# Need ideas for my clown room.



## clowns_eat_people (Jun 21, 2010)

This is my first year to host a party/make decorations. I'm turning my formal dining room into a blacklight clown house (well thats what I am trying to do at least)

But I am running into a few issues:

I'm running out of ideas for clown art on the walls. I know in haunts they have a freehand artist but i'm not that artistic. 

Terra had an awesome idea by using a projector which works if I could find a book or something of creepy clowns to trace.

As shocking as it may seem noone likes clowns that much, so they are hard to find.
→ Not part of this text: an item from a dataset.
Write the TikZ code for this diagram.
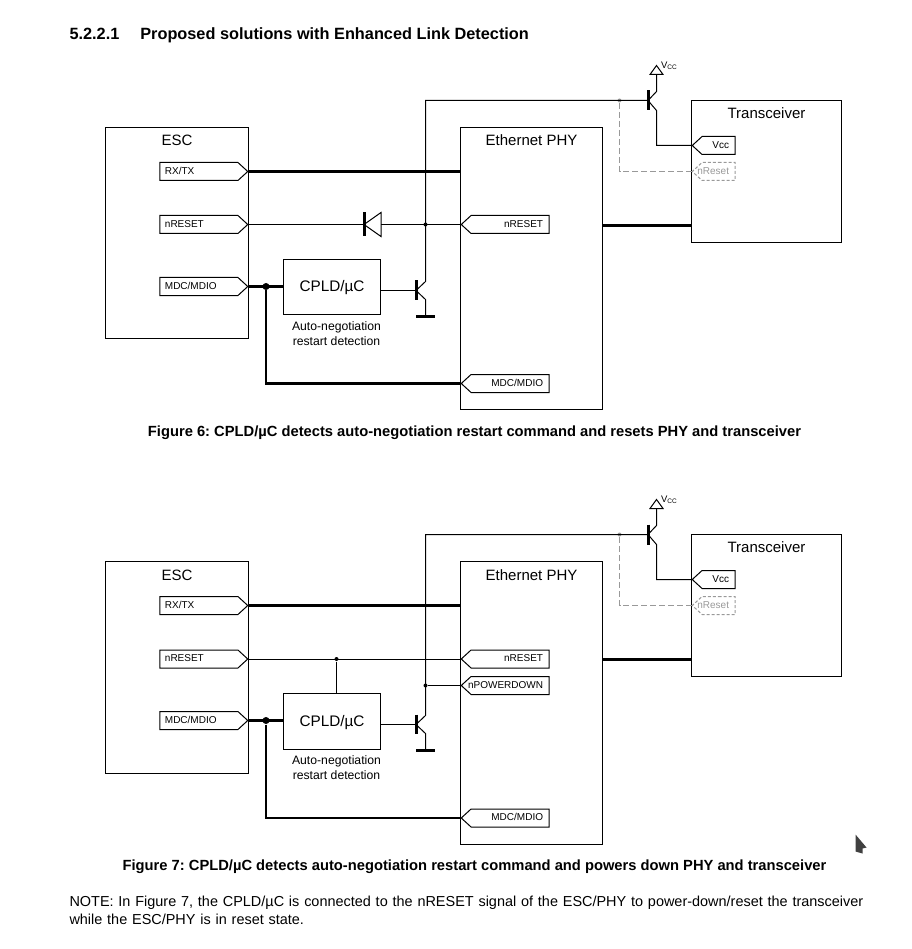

LOL 

I also can't figure out what to place in a blacklight room that will glow and is clown/circus orientated. Any ideas?

Thanks


----------



## AmFatallyYours (Apr 8, 2009)

You could make a dot room. If you don't know what that is, you can search it on the forum.
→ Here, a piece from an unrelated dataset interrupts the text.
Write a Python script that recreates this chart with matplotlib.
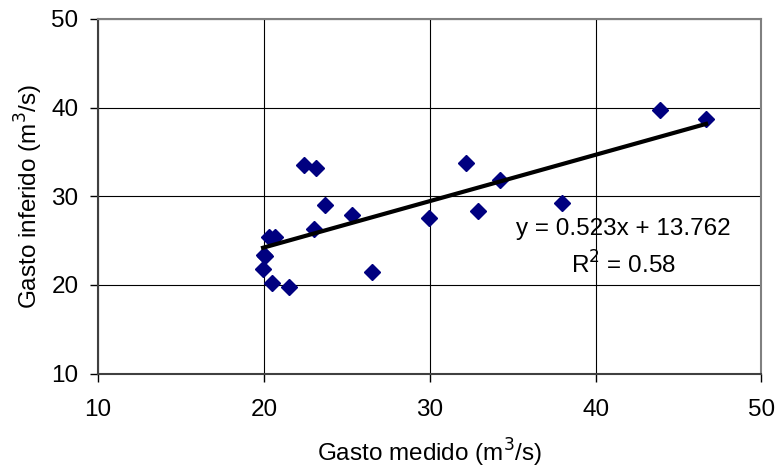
import numpy as np
import matplotlib
matplotlib.use("Agg")
import matplotlib.pyplot as plt

plt.rcParams["font.family"] = ["Liberation Sans", "DejaVu Sans"]

# Gasto medido vs gasto inferido (m3/s)
gasto_medido = [20.0, 19.95, 20.09, 20.29, 20.69, 20.49, 21.49, 22.39, 23.15,
                23.03, 23.7, 25.33, 26.53, 29.96, 32.2, 32.94, 34.25, 37.99,
                43.87, 46.66]
gasto_inferido = [23.4, 21.76, 23.26, 25.43, 25.36, 20.19, 19.74, 33.5, 33.2,
                  26.3, 29.07, 27.87, 21.43, 27.5, 33.78, 28.35, 31.8, 29.25,
                  39.78, 38.73]

PENDIENTE = 0.523
ORDENADA = 13.762
R2 = 0.58

fig = plt.figure(figsize=(7.75, 4.72), dpi=100)
ax = fig.add_axes([0.1265, 0.2085, 0.856, 0.7513])

ax.plot(gasto_medido, gasto_inferido, linestyle="none", marker="D",
        markersize=8.5, color="#000080", zorder=3)

xl = np.array([min(gasto_medido), max(gasto_medido)])
ax.plot(xl, PENDIENTE * xl + ORDENADA, color="black", linewidth=3, zorder=4)

ax.text(41.7, 26.3, "y = %.3fx + %.3f" % (PENDIENTE, ORDENADA),
        ha="center", va="center", fontsize=17.5)
ax.text(41.7, 22.25, "R$^2$ = %.2f" % R2, ha="center", va="center", fontsize=17.5)

ax.set_xlim(10, 50)
ax.set_ylim(10, 50)
ax.set_xticks([10, 20, 30, 40, 50])
ax.set_yticks([10, 20, 30, 40, 50])
ax.grid(True, color="black", linewidth=0.8)
ax.set_axisbelow(True)
ax.tick_params(direction="out", length=6, width=1, labelsize=17.5)
ax.tick_params(axis="x", pad=12)
ax.tick_params(axis="y", pad=8)

for s in ["left", "bottom"]:
    ax.spines[s].set_color("#404040")
    ax.spines[s].set_linewidth(1.5)
for s in ["top", "right"]:
    ax.spines[s].set_color("#808080")
    ax.spines[s].set_linewidth(1.5)

ax.set_xlabel("Gasto medido (m$^3$/s)", fontsize=17.5, labelpad=12)
ax.set_ylabel("Gasto inferido (m$^3$/s)", fontsize=17.5, labelpad=5)

fig.savefig("out.png", dpi=100)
Also, you can get plastic, white face molds or masks. Paint them to look like clown faces with black light paint and hang them on the walls. 
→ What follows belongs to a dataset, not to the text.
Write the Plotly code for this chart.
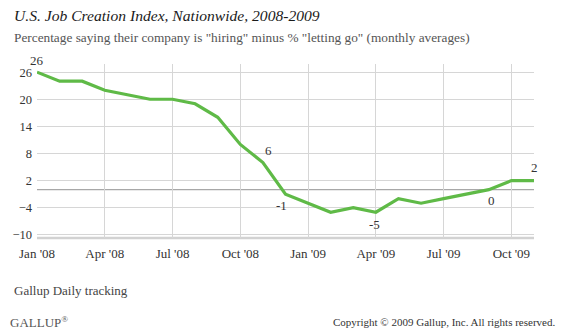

You could paint some circus freak show signs and hang them up as well.


----------



## HalloweenHaunter (Jul 8, 2010)

I want to do the same type of thing.. You could go to blacklight.com and they have blacklight clown posters that you could put in a frame and maybe cover your walls with poka-dot room like what AmFatallyYours said, heres the link to the dot room http://smg.photobucket.com/albums/v237/Wormyt/Dot Room/ ... then you put the pictures on the fabric, i think it would look pretty cool.. i have tryed looking for Clown stencils but have not had any luck.


----------



## HalloweenHaunter (Jul 8, 2010)

Oh also here you go this should help you with what to put in it..


----------



## Wolfbeard (Sep 22, 2008)

While these are not black light art, you can always use UV reactive paint to make some glowing 3-D props. Just make some inexpensive clown props and paint them with glow in the dark or flourescent paints. Here's one I made using a $2 kiddie car from a tag sale, a styrofoam wig head, PVC pipe frame with chicken wire for the chest, pool noodles over the PVC for for the arms and $1 store garden gloves. The most expensive part was the $10 kids clown costume from K-mart. I think the total cost was about $20.




















I was also lucky enough to get these two guys from Spirit in 2007:









Eric


----------



## RCIAG (Jul 19, 2010)

Clown Fails

Plenty of creepy/weird/sad/effed up clowns there.


----------



## Si-cotik (Aug 12, 2009)

Maybe you can find someone good with art to make more pictures for you. I'm sure someone here wouldn't mind making something you could print off.


----------



## cbonz2002 (Jun 23, 2009)

Wolfbeard, I have always liked that clown in the kiddie since the first time I saw it in the forum. Great job!
Clown eat people: Perhaps a few clowns around the house to freak people out at your party. I use mannequins and dress them in clown costumes for my haunt. Good luck!


----------